- [What you should do]: All the data must come back unchanged, except that pictures are left out.

^^^^

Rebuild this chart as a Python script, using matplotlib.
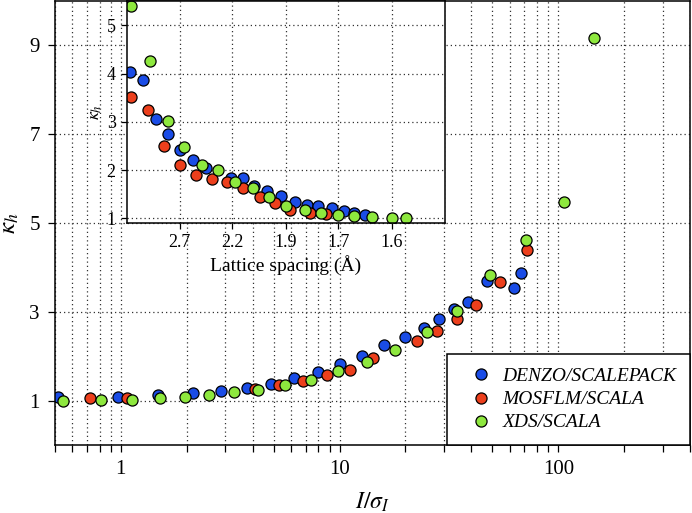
import numpy as np
import matplotlib
matplotlib.use("Agg")
import matplotlib.pyplot as plt
from matplotlib.ticker import FixedLocator, NullFormatter

plt.rcParams["font.family"] = ["Liberation Serif", "DejaVu Serif"]
plt.rcParams["mathtext.fontset"] = "stix"

# main panel: kappa_h against I/sigma(I)
denzo_isig = [0.517, 0.972, 1.48, 2.13, 2.86, 3.76, 4.84, 6.18, 7.96, 10.0,
              12.7, 15.9, 19.9, 24.2, 28.5, 33.5, 38.8, 47.3, 62.7, 67.8]
denzo_kappa = [1.09, 1.08, 1.13, 1.17, 1.22, 1.28, 1.37, 1.51, 1.64, 1.83,
               2.00, 2.25, 2.43, 2.63, 2.84, 3.06, 3.23, 3.69, 3.53, 3.88]

mosflm_isig = [0.725, 1.07, 4.11, 5.29, 6.77, 8.72, 11.2, 14.2, 22.6, 27.9,
               34.3, 42.0, 53.9, 71.9]
mosflm_kappa = [1.05, 1.06, 1.26, 1.35, 1.43, 1.58, 1.70, 1.97, 2.34, 2.56,
                2.84, 3.15, 3.68, 4.39]

xds_isig = [0.541, 0.810, 1.13, 1.51, 1.97, 2.54, 3.29, 4.25, 5.60, 7.42,
            9.82, 13.3, 18.0, 25.0, 34.4, 48.9, 70.9, 106.4, 145.9]
xds_kappa = [1.00, 1.01, 1.02, 1.05, 1.08, 1.12, 1.19, 1.24, 1.34, 1.47,
             1.66, 1.88, 2.15, 2.54, 3.02, 3.83, 4.61, 5.47, 9.17]

# inset: kappa_h against lattice spacing (A)
denzo_d = [3.73, 3.35, 3.07, 2.86, 2.70, 2.54, 2.41, 2.21, 2.13, 2.06,
           1.99, 1.92, 1.86, 1.81, 1.77, 1.72, 1.68, 1.65, 1.62]
denzo_kd = [4.03, 3.86, 3.06, 2.74, 2.41, 2.21, 2.04, 1.83, 1.83, 1.68,
            1.56, 1.46, 1.34, 1.28, 1.25, 1.21, 1.15, 1.12, 1.07]

mosflm_d = [3.71, 3.23, 2.93, 2.70, 2.51, 2.36, 2.24, 2.13, 2.03, 1.95,
            1.88, 1.80, 1.74]
mosflm_kd = [3.52, 3.24, 2.50, 2.11, 1.90, 1.82, 1.75, 1.62, 1.45, 1.32,
             1.18, 1.12, 1.08]

xds_d = [3.70, 3.19, 2.87, 2.64, 2.45, 2.31, 2.18, 2.07, 1.98, 1.90,
         1.82, 1.76, 1.70, 1.65, 1.60, 1.55, 1.515]
xds_kd = [5.40, 4.26, 3.01, 2.47, 2.11, 2.00, 1.76, 1.62, 1.44, 1.25,
          1.17, 1.12, 1.07, 1.04, 1.02, 1.00, 1.00]

d_ticks = [2.70, 2.20, 1.90, 1.70, 1.55]
d_labels = ["2.7", "2.2", "1.9", "1.7", "1.6"]

series = [
    ("DENZO/SCALEPACK", "#1a4ce6", denzo_isig, denzo_kappa, denzo_d, denzo_kd),
    ("MOSFLM/SCALA", "#ec3f1c", mosflm_isig, mosflm_kappa, mosflm_d, mosflm_kd),
    ("XDS/SCALA", "#8ee83e", xds_isig, xds_kappa, xds_d, xds_kd),
]

grid_kw = dict(color="0.2", linestyle=(0, (1, 2.4)), linewidth=0.9)
mk = dict(linestyle="none", marker="o", markersize=8,
          markeredgecolor="black", markeredgewidth=0.9)

fig = plt.figure(figsize=(6.92, 5.13), dpi=100)
ax = fig.add_axes([0.0795, 0.1326, 0.9176, 0.8654])

for name, col, xs, ys, _, _ in series:
    ax.plot(xs, ys, color=col, markerfacecolor=col, label=name, **mk)

ax.set_xscale("log")
ax.set_xlim(0.5, 400)
ax.set_ylim(0, 10)
ax.set_yticks([1, 3, 5, 7, 9])
ax.xaxis.set_major_locator(FixedLocator([1, 10, 100]))
ax.set_xticklabels(["1", "10", "100"])
ax.xaxis.set_minor_formatter(NullFormatter())
ax.grid(True, which="both", axis="x", **grid_kw)
ax.grid(True, which="major", axis="y", **grid_kw)
ax.tick_params(axis="both", which="major", direction="out", length=5,
               width=0.9, labelsize=15, pad=6)
ax.tick_params(axis="x", which="minor", direction="out", length=5, width=0.9)
ax.set_xlabel(r"$I/\sigma_I$", fontsize=17, labelpad=8)
ax.set_ylabel(r"$\kappa_h$", fontsize=18, labelpad=6)
for sp in ax.spines.values():
    sp.set_linewidth(1.1)

leg = ax.legend(loc="lower right", borderaxespad=0, fancybox=False,
                edgecolor="black", framealpha=1, handlelength=2.1,
                handletextpad=0.05, borderpad=0.7, labelspacing=0.28,
                prop={"style": "italic", "size": 14, "family": "Liberation Serif"})
leg.get_frame().set_linewidth(1.1)
leg.set_zorder(5)

# inset
ins = fig.add_axes([0.1832, 0.5659, 0.4598, 0.432])
for name, col, _, _, ds, ks in series:
    ins.plot(1 / np.array(ds) ** 2, ks, color=col, markerfacecolor=col, **mk)

ins.set_xlim(0.0676, 0.4866)
ins.set_ylim(0.91, 5.5)
ins.set_xticks(1 / np.array(d_ticks) ** 2)
ins.set_xticklabels(d_labels)
ins.set_yticks([1, 2, 3, 4, 5])
ins.grid(True, **grid_kw)
ins.tick_params(axis="both", direction="out", length=4, width=0.9,
                labelsize=13, pad=4)
ins.set_xlabel("Lattice spacing (Å)", fontsize=14, labelpad=3)
ins.set_ylabel(r"$\kappa_h$", fontsize=13, labelpad=2)
for sp in ins.spines.values():
    sp.set_linewidth(1.1)

fig.savefig("out.png", dpi=100)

^^^^

- [Solution for this problem]:
Rebuild this chart as a Python script, using matplotlib.
import numpy as np
import matplotlib
matplotlib.use("Agg")
import matplotlib.pyplot as plt
from matplotlib.ticker import FixedLocator, NullFormatter

plt.rcParams["font.family"] = ["Liberation Serif", "DejaVu Serif"]
plt.rcParams["mathtext.fontset"] = "stix"

# main panel: kappa_h against I/sigma(I)
denzo_isig = [0.517, 0.972, 1.48, 2.13, 2.86, 3.76, 4.84, 6.18, 7.96, 10.0,
              12.7, 15.9, 19.9, 24.2, 28.5, 33.5, 38.8, 47.3, 62.7, 67.8]
denzo_kappa = [1.09, 1.08, 1.13, 1.17, 1.22, 1.28, 1.37, 1.51, 1.64, 1.83,
               2.00, 2.25, 2.43, 2.63, 2.84, 3.06, 3.23, 3.69, 3.53, 3.88]

mosflm_isig = [0.725, 1.07, 4.11, 5.29, 6.77, 8.72, 11.2, 14.2, 22.6, 27.9,
               34.3, 42.0, 53.9, 71.9]
mosflm_kappa = [1.05, 1.06, 1.26, 1.35, 1.43, 1.58, 1.70, 1.97, 2.34, 2.56,
                2.84, 3.15, 3.68, 4.39]

xds_isig = [0.541, 0.810, 1.13, 1.51, 1.97, 2.54, 3.29, 4.25, 5.60, 7.42,
            9.82, 13.3, 18.0, 25.0, 34.4, 48.9, 70.9, 106.4, 145.9]
xds_kappa = [1.00, 1.01, 1.02, 1.05, 1.08, 1.12, 1.19, 1.24, 1.34, 1.47,
             1.66, 1.88, 2.15, 2.54, 3.02, 3.83, 4.61, 5.47, 9.17]

# inset: kappa_h against lattice spacing (A)
denzo_d = [3.73, 3.35, 3.07, 2.86, 2.70, 2.54, 2.41, 2.21, 2.13, 2.06,
           1.99, 1.92, 1.86, 1.81, 1.77, 1.72, 1.68, 1.65, 1.62]
denzo_kd = [4.03, 3.86, 3.06, 2.74, 2.41, 2.21, 2.04, 1.83, 1.83, 1.68,
            1.56, 1.46, 1.34, 1.28, 1.25, 1.21, 1.15, 1.12, 1.07]

mosflm_d = [3.71, 3.23, 2.93, 2.70, 2.51, 2.36, 2.24, 2.13, 2.03, 1.95,
            1.88, 1.80, 1.74]
mosflm_kd = [3.52, 3.24, 2.50, 2.11, 1.90, 1.82, 1.75, 1.62, 1.45, 1.32,
             1.18, 1.12, 1.08]

xds_d = [3.70, 3.19, 2.87, 2.64, 2.45, 2.31, 2.18, 2.07, 1.98, 1.90,
         1.82, 1.76, 1.70, 1.65, 1.60, 1.55, 1.515]
xds_kd = [5.40, 4.26, 3.01, 2.47, 2.11, 2.00, 1.76, 1.62, 1.44, 1.25,
          1.17, 1.12, 1.07, 1.04, 1.02, 1.00, 1.00]

d_ticks = [2.70, 2.20, 1.90, 1.70, 1.55]
d_labels = ["2.7", "2.2", "1.9", "1.7", "1.6"]

series = [
    ("DENZO/SCALEPACK", "#1a4ce6", denzo_isig, denzo_kappa, denzo_d, denzo_kd),
    ("MOSFLM/SCALA", "#ec3f1c", mosflm_isig, mosflm_kappa, mosflm_d, mosflm_kd),
    ("XDS/SCALA", "#8ee83e", xds_isig, xds_kappa, xds_d, xds_kd),
]

grid_kw = dict(color="0.2", linestyle=(0, (1, 2.4)), linewidth=0.9)
mk = dict(linestyle="none", marker="o", markersize=8,
          markeredgecolor="black", markeredgewidth=0.9)

fig = plt.figure(figsize=(6.92, 5.13), dpi=100)
ax = fig.add_axes([0.0795, 0.1326, 0.9176, 0.8654])

for name, col, xs, ys, _, _ in series:
    ax.plot(xs, ys, color=col, markerfacecolor=col, label=name, **mk)

ax.set_xscale("log")
ax.set_xlim(0.5, 400)
ax.set_ylim(0, 10)
ax.set_yticks([1, 3, 5, 7, 9])
ax.xaxis.set_major_locator(FixedLocator([1, 10, 100]))
ax.set_xticklabels(["1", "10", "100"])
ax.xaxis.set_minor_formatter(NullFormatter())
ax.grid(True, which="both", axis="x", **grid_kw)
ax.grid(True, which="major", axis="y", **grid_kw)
ax.tick_params(axis="both", which="major", direction="out", length=5,
               width=0.9, labelsize=15, pad=6)
ax.tick_params(axis="x", which="minor", direction="out", length=5, width=0.9)
ax.set_xlabel(r"$I/\sigma_I$", fontsize=17, labelpad=8)
ax.set_ylabel(r"$\kappa_h$", fontsize=18, labelpad=6)
for sp in ax.spines.values():
    sp.set_linewidth(1.1)

leg = ax.legend(loc="lower right", borderaxespad=0, fancybox=False,
                edgecolor="black", framealpha=1, handlelength=2.1,
                handletextpad=0.05, borderpad=0.7, labelspacing=0.28,
                prop={"style": "italic", "size": 14, "family": "Liberation Serif"})
leg.get_frame().set_linewidth(1.1)
leg.set_zorder(5)

# inset
ins = fig.add_axes([0.1832, 0.5659, 0.4598, 0.432])
for name, col, _, _, ds, ks in series:
    ins.plot(1 / np.array(ds) ** 2, ks, color=col, markerfacecolor=col, **mk)

ins.set_xlim(0.0676, 0.4866)
ins.set_ylim(0.91, 5.5)
ins.set_xticks(1 / np.array(d_ticks) ** 2)
ins.set_xticklabels(d_labels)
ins.set_yticks([1, 2, 3, 4, 5])
ins.grid(True, **grid_kw)
ins.tick_params(axis="both", direction="out", length=4, width=0.9,
                labelsize=13, pad=4)
ins.set_xlabel("Lattice spacing (Å)", fontsize=14, labelpad=3)
ins.set_ylabel(r"$\kappa_h$", fontsize=13, labelpad=2)
for sp in ins.spines.values():
    sp.set_linewidth(1.1)

fig.savefig("out.png", dpi=100)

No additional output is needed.